Regression method (Runoff and rainfall)	Successfully applied to all events regardless of observed runoff data.	Predicted runoff largely underestimated observations. High likelihood of predicting runoff from a given rainfall event for which no observations were available.

. For instance, the daily rainfall maps clearly show if there is a “hole” in the spatial rainfall field due to an inoperable rain gauge. In the lag time method, the high temporal resolution of the data allows identification of errors that would be very difficult using other methods. Such errors include cases when the runoff started 1 min before the beginning of rainfall. It is also important to note that runoff occurring before the start of rainfall, especially by just a few minutes, could be heavy rain on the flume itself. In this case, it is not considered to be runoff, however, any indication of runoff appearing before rainfall is a good reason for suspecting error and flagging the event for further inspection. In this type of data, a plot of rainfall versus runoff (e.g., Figure 3e) may not show the apparent inconsistency. The lag time computation (Equations (1)–(3)) is a simplification that may result in erroneous lag time, especially in long-duration rainfall and for storms moving across the contributing area. The other limitation is the arbitrary definition of threshold lag times, as lag times depend on watershed size, topography, and surface roughness in addition to the spatiotemporal rainfall distribution. The applicability of these methods to other experimental watersheds depends on the type of data, instrumentation density, and temporal resolution of the data. In watersheds that contain a high density of rain gauges and streamflow observations, error detection by way of daily rainfall maps ought to be straightforward. Techniques such as outlier identification, use of interpolated rainfall, etc., were also applied by several researchers [4,8,22,23,26,61]. However, the use of hydrologic signatures for QC applications, which was also described by Yilmaz et al., (2008) [20] and Gupta et al., (1998) [60] in different watersheds, requires an understanding of their unique rainfall-runoff responses as well as observation time steps and the spatial density of the observations. Depending on watershed processes, observation time steps, and the spatial layout of the sensors, some of the QC tools might need adjustment of the procedures presented herein. For instance, in watersheds with groundwater contributions, the association method, lag time, and runoff coefficient method might require base flow separation prior to the application of the methods.
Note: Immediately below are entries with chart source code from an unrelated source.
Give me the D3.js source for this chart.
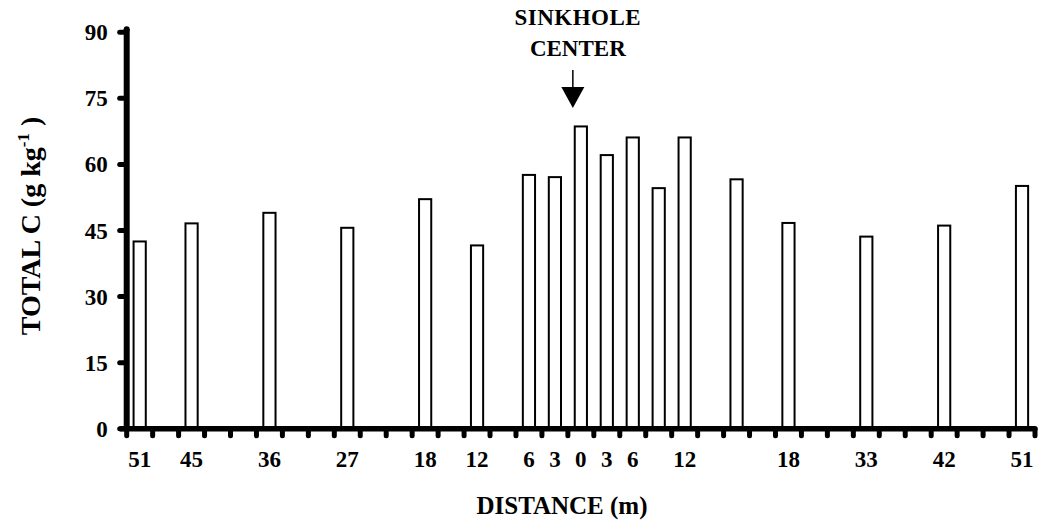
<!DOCTYPE html>
<html>
<head>
<meta charset="utf-8">
<script src="https://cdn.jsdelivr.net/npm/d3@7"></script>
<style>
  html, body { margin: 0; padding: 0; background: #fff; }
  svg { display: block; }
  text { font-family: "Liberation Serif", "Times New Roman", serif; font-weight: bold; fill: #000; }
</style>
</head>
<body>
<svg id="chart" width="1040" height="521"></svg>
<script>
// 35 equally spaced distance slots along the transect (m); blank = unlabeled slot
const distanceLabels = ["51","","45","","","36","","","27","","","18","","12","","6","3","0","3","6","","12","","","","18","","","33","","","42","","","51"];
// Total C (g kg-1) per slot; null = no sample in that slot
const totalC = [42.4,null,46.5,null,null,48.9,null,null,45.5,null,null,52.0,null,41.5,null,57.5,57.0,68.5,62.0,66.0,54.5,66.0,null,56.5,null,46.6,null,null,43.5,null,null,46.0,null,null,55.0];
const yTicks = [0,15,30,45,60,75,90];
const centerIndex = 17;

const svg = d3.select("#chart");
const plotLeft = 126.7, plotRight = 1035, plotTop = 31.7, plotBottom = 428.3;
const slots = distanceLabels.map((d, i) => i);

const x = d3.scaleBand().domain(slots).range([plotLeft, plotRight]).paddingInner(0.53).paddingOuter(0.265);
const y = d3.scaleLinear().domain([0, 90]).range([plotBottom, plotTop]);
const step = x.step();

// bars
const data = slots.filter(i => totalC[i] !== null).map(i => ({ i, v: totalC[i] }));
svg.append("g").selectAll("rect").data(data).join("rect")
  .attr("x", d => x(d.i))
  .attr("y", d => y(d.v))
  .attr("width", x.bandwidth())
  .attr("height", d => y(0) - y(d.v))
  .attr("fill", "#fff")
  .attr("stroke", "#000")
  .attr("stroke-width", 2);

// y axis
const yAxis = d3.axisLeft(y).tickValues(yTicks).tickSize(8).tickPadding(10);
const gy = svg.append("g").attr("transform", `translate(${plotLeft},0)`).call(yAxis);
gy.select(".domain").remove();
gy.selectAll(".tick line").attr("stroke", "#000").attr("stroke-width", 5).attr("stroke-linecap", "round")
  .attr("x1", -1).attr("x2", -7);
gy.selectAll(".tick text").style("font-size", "23px").attr("dy", "0.35em").attr("x", -19)
  .style("font-family", "'Liberation Serif', 'Times New Roman', serif").style("font-weight", "bold");

// x ticks at slot boundaries
const boundaries = d3.range(slots.length + 1).map(k => plotLeft + k * step);
svg.append("g").selectAll("line").data(boundaries).join("line")
  .attr("x1", d => d).attr("x2", d => d)
  .attr("y1", plotBottom + 1).attr("y2", plotBottom + 7.5)
  .attr("stroke", "#000").attr("stroke-width", 5).attr("stroke-linecap", "round");

// x labels
svg.append("g").selectAll("text").data(slots.filter(i => distanceLabels[i] !== "")).join("text")
  .attr("x", i => x(i) + x.bandwidth() / 2)
  .attr("y", 467)
  .attr("text-anchor", "middle")
  .style("font-size", "23px")
  .text(i => distanceLabels[i]);

// axis lines
svg.append("line").attr("x1", plotLeft).attr("x2", plotLeft).attr("y1", plotTop - 2.5).attr("y2", plotBottom + 2)
  .attr("stroke", "#000").attr("stroke-width", 6);
svg.append("line").attr("x1", plotLeft - 7).attr("x2", plotRight).attr("y1", plotBottom + 0.5).attr("y2", plotBottom + 0.5)
  .attr("stroke", "#000").attr("stroke-width", 5.5);
svg.append("circle").attr("cx", plotLeft).attr("cy", plotTop - 2.5).attr("r", 3).attr("fill", "#000");
svg.append("circle").attr("cx", plotRight).attr("cy", plotBottom + 0.5).attr("r", 2.7).attr("fill", "#000");

// axis titles
svg.append("text")
  .attr("x", 562).attr("y", 514)
  .attr("text-anchor", "middle")
  .style("font-size", "25px")
  .text("DISTANCE (m)");

const yt = svg.append("text")
  .attr("transform", "translate(40,226) rotate(-90)")
  .attr("text-anchor", "middle")
  .style("font-size", "28px");
yt.append("tspan").text("TOTAL C (g kg");
yt.append("tspan").attr("dy", -11).style("font-size", "17px").text("-1");
yt.append("tspan").attr("dy", 11).text(" )");

// annotation
const ax = x(centerIndex) + x.bandwidth() / 2 - 8;
svg.append("text").attr("x", ax + 5).attr("y", 25).attr("text-anchor", "middle")
  .style("font-size", "23px").style("letter-spacing", "0.5px").text("SINKHOLE");
svg.append("text").attr("x", ax + 5).attr("y", 56).attr("text-anchor", "middle")
  .style("font-size", "23px").text("CENTER");
svg.append("line").attr("x1", ax).attr("x2", ax).attr("y1", 70).attr("y2", 90)
  .attr("stroke", "#000").attr("stroke-width", 1.5);
svg.append("path").attr("d", `M${ax - 11.5},87 L${ax + 11.5},87 L${ax},108 Z`).attr("fill", "#000");
</script>
</body>
</html>
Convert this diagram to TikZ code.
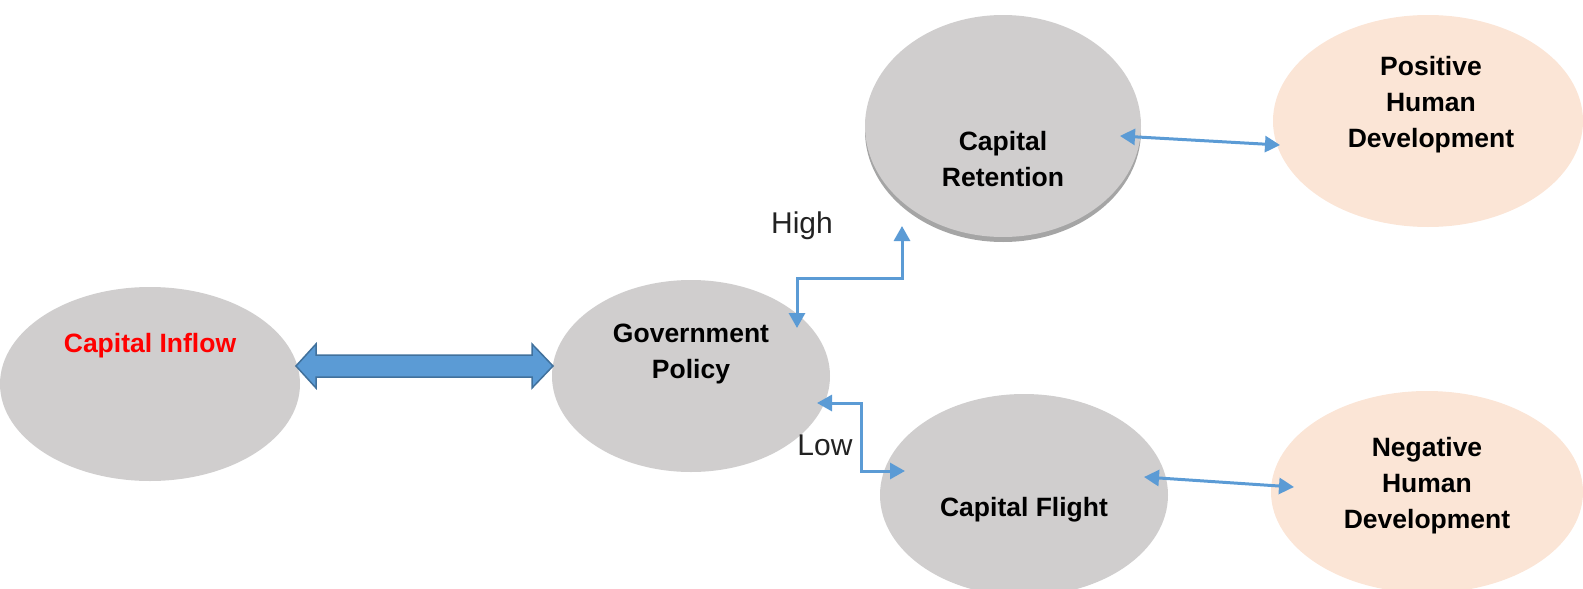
\documentclass[tikz,border=0pt]{standalone}
\usepackage{fontspec}
\setmainfont{Liberation Sans}
\usetikzlibrary{shapes.geometric,arrows.meta}
\definecolor{ellgray}{HTML}{D0CECE}
\definecolor{ellshadow}{HTML}{A5A5A5}
\definecolor{peach}{HTML}{FBE5D6}
\definecolor{conblue}{HTML}{5B9BD5}
\definecolor{darkblue}{HTML}{41719C}
\definecolor{lowtext}{HTML}{222222}
\begin{document}
\begin{tikzpicture}[x=1pt,y=-1pt,
  bubble/.style={ellipse, fill=ellgray, draw=none, inner sep=0pt},
  peachbubble/.style={ellipse, fill=peach, draw=none, inner sep=0pt},
  lbl/.style={font=\fontsize{26.5}{36}\selectfont\bfseries, align=center, text=black, inner sep=0pt},
  cond/.style={font=\fontsize{30}{36}\selectfont, text=lowtext, inner sep=0pt},
  link/.style={draw=conblue, line width=3pt, {Triangle[width=16pt,length=15pt]}-{Triangle[width=16pt,length=15pt]}},
  bigarrow/.style={fill=conblue, draw=darkblue, line width=1.5pt, line join=miter}]
\useasboundingbox (0,0) rectangle (1583,589);
% ellipses
\node[bubble, minimum width=300pt, minimum height=194pt] (inflow) at (150,384) {};
\node[bubble, minimum width=278pt, minimum height=192pt] (gov) at (691,376) {};
\node[ellipse, fill=ellshadow, inner sep=0pt, minimum width=276pt, minimum height=222pt] (retshadow) at (1003,131) {};
\node[bubble, minimum width=276pt, minimum height=222pt] (ret) at (1003,126) {};
\node[bubble, minimum width=288pt, minimum height=202pt] (flight) at (1024,495) {};
\node[peachbubble, minimum width=310pt, minimum height=212pt] (pos) at (1428,121) {};
\node[peachbubble, minimum width=312pt, minimum height=202pt] (neg) at (1427,492) {};
% labels
\node[lbl, text=red] (inflowtxt) at (150,346) {Capital Inflow};
\node[lbl] (govtxt) at (691,354) {Government\\Policy};
\node[lbl] (rettxt) at (1003,159) {Capital\\Retention};
\node[lbl] (flighttxt) at (1024,510) {Capital Flight};
\node[lbl] (postxt) at (1431,105) {Positive\\Human\\Development};
\node[lbl] (negtxt) at (1427,486) {Negative\\Human\\Development};
\node[cond] (high) at (802,226) {High};
\node[cond] (low) at (825,445) {Low};
% big double arrow
\coordinate (bl) at (296,366);
\coordinate (br) at (553,366);
\fill[bigarrow] (bl) -- (316,344) -- (316,355) -- (532,355) -- (532,344) -- (br) -- (532,388) -- (532,377) -- (316,377) -- (316,388) -- cycle;
% elbow connectors
\coordinate (h1) at (797,328);
\coordinate (h2) at (797,278);
\coordinate (h3) at (902,278);
\coordinate (h4) at (902,226);
\draw[link] (h1) -- (h2) -- (h3) -- (h4);
\coordinate (l1) at (817,403);
\coordinate (l2) at (861,403);
\coordinate (l3) at (861,471);
\coordinate (l4) at (905,471);
\draw[link] (l1) -- (l2) -- (l3) -- (l4);
% diagonal connectors
\coordinate (r1) at (1120,136);
\coordinate (r2) at (1280,145);
\draw[link] (r1) -- (r2);
\coordinate (f1) at (1144,477);
\coordinate (f2) at (1294,487);
\draw[link] (f1) -- (f2);
\end{tikzpicture}
\end{document}
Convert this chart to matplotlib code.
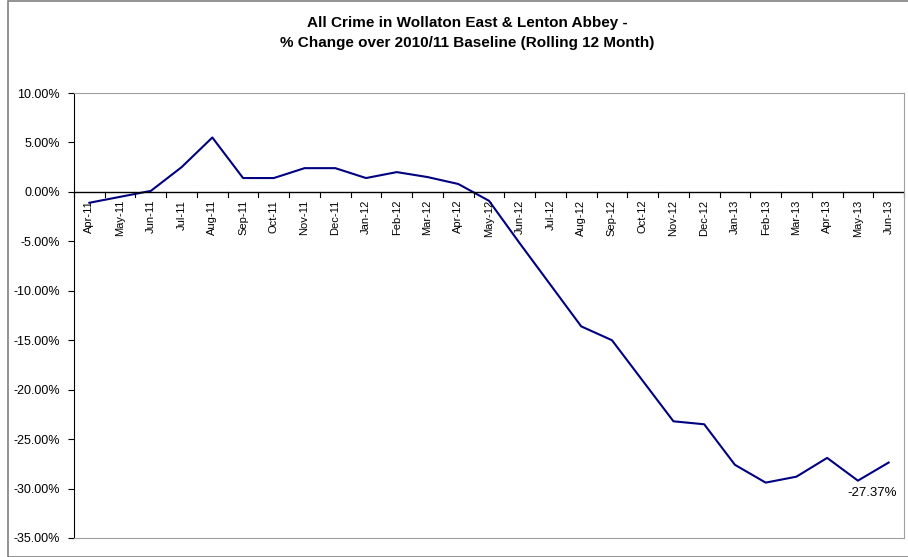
import numpy as np
import matplotlib.pyplot as plt
from matplotlib.patches import Rectangle

plt.rcParams['font.family'] = ['Liberation Sans', 'DejaVu Sans']

# mois (rolling 12 month)
months = ["Apr-11", "May-11", "Jun-11", "Jul-11", "Aug-11", "Sep-11", "Oct-11",
          "Nov-11", "Dec-11", "Jan-12", "Feb-12", "Mar-12", "Apr-12", "May-12",
          "Jun-12", "Jul-12", "Aug-12", "Sep-12", "Oct-12", "Nov-12", "Dec-12",
          "Jan-13", "Feb-13", "Mar-13", "Apr-13", "May-13", "Jun-13"]

# % change over 2010/11 baseline
pct = [-1.1, -0.5, 0.1, 2.5, 5.5, 1.4, 1.4,
       2.4, 2.4, 1.4, 2.0, 1.5, 0.8, -0.9,
       -5.2, -9.4, -13.6, -15.0, -19.1, -23.2, -23.5,
       -27.6, -29.4, -28.8, -26.9, -29.2, -27.37]

yticks = np.arange(-35, 10.1, 5)

fig = plt.figure(figsize=(9.08, 5.57), dpi=100)
# cadre du graphique
fig.patches.append(Rectangle((8/908, 0.0), 1.0, 0.999, transform=fig.transFigure,
                             fill=False, edgecolor="#808080", linewidth=1.2))

ax = fig.add_axes([74/908, 1 - 538/557, (904 - 74)/908, (538 - 93)/557])
x = np.arange(len(months))
ax.plot(x, pct, color="#000080", linewidth=1.5)

ax.set_xlim(-0.5, len(months) - 0.5)
ax.set_ylim(-35, 10)
ax.set_yticks(yticks)
ax.set_yticklabels(["%.2f%%" % v for v in yticks], fontsize=9)
ax.tick_params(axis="y", direction="out", length=4, width=0.8, pad=6)

# axe des catégories sur y=0
ax.axhline(0, color="black", linewidth=1)
ax.set_xticks([])
for i in range(len(months) + 1):
    ax.plot([i - 0.5, i - 0.5], [0, -0.5], color="black", linewidth=0.8, clip_on=False)
for i, m in enumerate(months):
    ax.text(i, -0.8, m, rotation=90, ha="center", va="top", fontsize=8)

for s in ["top", "right", "bottom"]:
    ax.spines[s].set_color("#a0a0a0")
ax.spines["left"].set_color("black")

ax.annotate("%.2f%%" % pct[-1], (x[-1], pct[-1]), xytext=(-30, -24),
            textcoords="offset points", fontsize=9.5, annotation_clip=False)

fig.text(467/908, 1 - 23/557, "All Crime in Wollaton East & Lenton Abbey -",
         ha="center", va="center", fontsize=11, fontweight="bold")
fig.text(467/908, 1 - 43/557, "% Change over 2010/11 Baseline (Rolling 12 Month)",
         ha="center", va="center", fontsize=11, fontweight="bold")

fig.savefig("out.png", dpi=100)
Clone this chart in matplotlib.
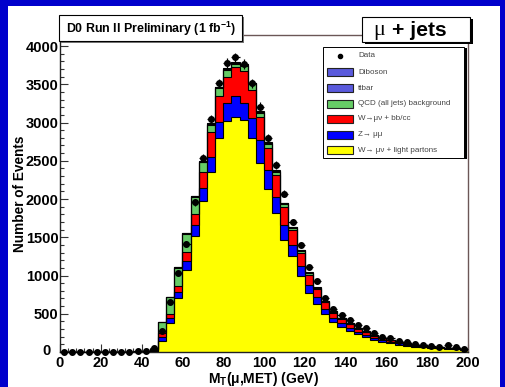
import numpy as np
import matplotlib
matplotlib.use("Agg")
import matplotlib.pyplot as plt
from matplotlib.patches import Rectangle
from matplotlib.ticker import MultipleLocator, FuncFormatter

plt.rcParams['font.family'] = ['Liberation Sans', 'DejaVu Sans']
plt.rcParams['mathtext.fontset'] = 'custom'
plt.rcParams['mathtext.rm'] = 'Liberation Sans'
plt.rcParams['mathtext.bf'] = 'Liberation Sans:bold'

# 4 GeV bins from 0 to 200 GeV
bin_edges = np.arange(0, 201, 4)

# Observed events per bin
data_counts = [4, 3, 5, 3, 4, 6, 5, 4, 6, 8, 12, 50, 272, 655, 1030, 1410, 1955, 2535,
               3040, 3510, 3780, 3850, 3765, 3510, 3205, 2795, 2445, 2072, 1703, 1398,
               1105, 925, 710, 565, 484, 418, 353, 310, 244, 200, 185, 146, 125, 100,
               96, 78, 70, 85, 62, 38]

# Expected contributions, listed from bottom of the stack to the top
w_light = [0] * 11 + [10, 150, 380, 700, 1070, 1515, 1970, 2357, 2793, 3023, 3075, 3032,
                      2793, 2474, 2128, 1813, 1464, 1255, 1000, 770, 625, 495, 393, 327,
                      276, 232, 196, 160, 134, 116, 98, 83, 71, 62, 53, 46, 40, 35, 29]
z_mumu = [0] * 11 + [5, 45, 62, 80, 125, 145, 170, 196, 217, 227, 271, 218, 261, 297, 251,
                     217, 196, 143, 120, 105, 88, 70, 56, 47, 40, 34, 29, 23, 20, 17, 14,
                     12, 10, 9, 8, 7, 6, 5, 4]
w_bbcc = [0] * 11 + [5, 50, 55, 85, 110, 150, 210, 327, 336, 348, 375, 427, 370, 304, 283,
                     283, 239, 197, 180, 135, 105, 83, 66, 55, 46, 39, 33, 27, 23, 20, 17,
                     14, 12, 10, 9, 7, 6, 6, 5]
qcd = [0] * 11 + [25, 145, 218, 235, 240, 215, 130, 90, 100, 90, 40, 60, 75, 50, 60, 40,
                  30, 22, 20, 18, 15, 12, 10, 9, 7, 6, 5, 4, 4, 3, 3, 2, 2, 2, 2, 1, 1, 1, 1]
ttbar = [0] * 11 + [0, 3, 4, 5, 6, 8, 10, 12, 14, 15, 16, 16, 16, 15, 14, 14, 13, 12, 11,
                    10, 9, 8, 7, 6, 5, 4, 4, 3, 3, 2, 2, 2, 2, 1, 1, 1, 1, 1, 1]
diboson = [0] * 11 + [0, 1, 2, 3, 4, 5, 6, 7, 8, 8, 8, 8, 8, 7, 7, 6, 5, 5, 4, 4, 3, 3, 2,
                      2, 2, 2, 1, 1, 1, 1, 1, 1, 1, 1, 0, 0, 0, 0, 0]

stack_components = [w_light, z_mumu, w_bbcc, qcd, ttbar, diboson]
stack_colors = ['#ffff00', '#0000ff', '#ff0000', '#66cc66', '#5a5adc', '#5a5adc']

legend_labels = ['Data', 'Diboson', 'ttbar', 'QCD (all jets) background',
                 'W\u2192\u03bc\u03bd + bb/cc', 'Z\u2192 \u03bc\u03bc',
                 'W\u2192 \u03bc\u03bd + light partons']
legend_colors = [None, '#5a5adc', '#5a5adc', '#66cc66', '#ff0000', '#0000ff', '#ffff00']

W, H = 505, 387
fig = plt.figure(figsize=(W / 100, H / 100), dpi=100)
fig.patch.set_facecolor('#0000cc')
fig.patches.append(Rectangle((8 / W, 0), (500 - 8) / W, (H - 6) / H,
                             transform=fig.transFigure, facecolor='white',
                             edgecolor='none', zorder=-5))

ax = fig.add_axes([60 / W, (H - 352) / H, (468 - 60) / W, (352 - 35) / H])
ax.set_facecolor('white')

# stacked histogram: draw cumulative sums from the top down
cum = np.cumsum(np.array(stack_components, dtype=float), axis=0)
for level in range(len(stack_components) - 1, -1, -1):
    ax.stairs(cum[level], bin_edges, fill=True, color=stack_colors[level], zorder=2)
    ax.stairs(cum[level], bin_edges, fill=False, color='black', lw=0.8, zorder=3)

centers = 0.5 * (bin_edges[:-1] + bin_edges[1:])
counts = np.array(data_counts, dtype=float)
ax.errorbar(centers, counts, yerr=np.sqrt(counts), xerr=2, fmt='o', color='black',
            ms=4, lw=0.9, capsize=0, zorder=5, clip_on=False)

ax.set_xlim(0, 200)
ax.set_ylim(0, 4144)
ax.xaxis.set_major_locator(MultipleLocator(20))
ax.xaxis.set_minor_locator(MultipleLocator(4))
ax.yaxis.set_major_locator(MultipleLocator(500))
ax.yaxis.set_minor_locator(MultipleLocator(100))
# the y-axis zero is written separately, tucked left of the x-axis zero
ax.yaxis.set_major_formatter(FuncFormatter(lambda v, p: '' if v == 0 else f'{v:.0f}'))
ax.tick_params(which='both', direction='in', top=False, right=False, labelsize=10.5,
               width=0.8, color='#333333')
ax.tick_params(which='major', length=6)
ax.tick_params(which='minor', length=3)
ax.tick_params(axis='y', pad=1)
ax.tick_params(axis='x', pad=3)
for lab in ax.get_xticklabels() + ax.get_yticklabels():
    lab.set_fontweight('bold')
ax.text(-0.022, 0.004, '0', transform=ax.transAxes, ha='right', va='center',
        fontsize=10.5, fontweight='bold')
for side in ['left', 'bottom']:
    ax.spines[side].set_color('#222222')
for side in ['top', 'right']:
    ax.spines[side].set_color('#6b5757')
for sp in ax.spines.values():
    sp.set_linewidth(1.0)

ax.set_xlabel('M$_\\mathbf{T}$(\u03bc,MET) (GeV)', fontsize=10, fontweight='bold', labelpad=0)
ax.set_ylabel('Number of Events', fontsize=9.8, fontweight='bold', labelpad=-1)

# overlay in pixel coordinates for the boxes
ov = fig.add_axes([0, 0, 1, 1], zorder=10)
ov.set_xlim(0, W)
ov.set_ylim(H, 0)
ov.axis('off')


def shadow_box(x0, y0, x1, y1, shadow='black', dx=3, dy=2, lw=1.0):
    ov.add_patch(Rectangle((x0 + dx, y0 + dy), x1 - x0, y1 - y0, facecolor=shadow,
                           edgecolor='none'))
    ov.add_patch(Rectangle((x0, y0), x1 - x0, y1 - y0, facecolor='white',
                           edgecolor='black', lw=lw))


shadow_box(59, 15, 242, 41, shadow='#777777', dx=2, dy=2, lw=0.8)
ov.text(151, 29, 'D0 Run II Preliminary (1 fb$^{\\mathbf{-1}}$)', fontsize=8.9,
        fontweight='bold', ha='center', va='center')

shadow_box(362, 17, 470, 42, shadow='black', dx=3, dy=2, lw=0.8)
ov.text(379, 31, '\u03bc', fontsize=16, family=['Liberation Serif', 'DejaVu Serif'],
        ha='center', va='center')
ov.text(392, 30.5, '+ jets', fontsize=15.2, fontweight='bold', ha='left', va='center')

# legend
shadow_box(323, 47, 464, 158, shadow='black', dx=3, dy=1, lw=0.7)
row_y = [55.5, 72, 88, 103.5, 119, 135, 150]
for lab, col, yy in zip(legend_labels, legend_colors, row_y):
    if col is None:
        ov.plot([340], [yy], 'o', color='black', ms=3)
    else:
        ov.add_patch(Rectangle((327, yy - 4), 26, 8, facecolor=col, edgecolor='#222222',
                               lw=0.8))
    ov.text(358, yy, lab, fontsize=5.8, color='#444444', ha='left', va='center')

fig.savefig('out.png', dpi=100)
In the WGEW, the ephemeral nature of the headwater watersheds that directly links rainfall forms the basis for much of the data QC. These approaches can be used to improve datasets from similar arid systems such as the USDA-ARS Jornada Experimental Range (Las Cruces, NM, USA), USDA/University Santa Rita Experimental Range (Arizona), Boise State University Dry Creek Experimental Watershed (Idaho, USA), USDA-ARS Reynolds Creek Experimental (Idaho), etc., where event-based runoff and erosion models like RHEM, WEPP, and KINEROS2 are often employed.

5. Conclusions

Prior to this study, there had not been a systematic study of the link between rainfall and runoff for all of the nested sub-watersheds on WGEW. Due to the different forms of errors and how they were introduced into the historical WGEW dataset, multiple QAQC tools were required to reliably flag suspicious events. The respective five tools could be combined into a single, partially automated workflow, but verification through visual inspection by a trained technician or scientist is still necessary. Furthermore, the overlap between the four methods applied in this study was minimal, highlighting the importance of using more than one tool to check for errors. Due to the assumptions in each of our methods, some errors are more likely to be identified by any given method while missing other types of errors. Therefore, it is vital to apply all methods in order to flag as many events as possible, and then confirm the errors using the information available, such as metadata, the original paper-based charts, and the application of graphical visualization tools. Most of the inconsistencies in the WGEW database were due to date and time code errors, events with unreasonably long low-flow periods, false runoff events generated by rainfall on flumes, flume maintenance immediately after a flow, etc. This analysis found that 13% of the days with rainfall and 7% of the runoff events sampled had errors indicating that the prior or existing QAQC protocols are relatively robust. However, considering the widespread use of WGEW data and the substantial investment in data collection, continued investment to improve and develop measurement protocols and QAQC procedures are warranted, e.g., [62].

Given the challenges facing natural resource management, every effort should be made to ensure that accurate long-term datasets are used to understand, plan, and manage sustainable natural resources. Carefully curated datasets will ensure reliable and trustworthy data for monitoring and modeling ecosystem responses. The methods in this study have identified some errors that may otherwise require complex modeling approaches like complete water/energy balance analyses, e.g., [9]. One can transfer these hydrologic relationship-based methods to other similar systems where these principles are applicable or develop new relations by understanding the respective area’s specific fundamental hydrologic relationship.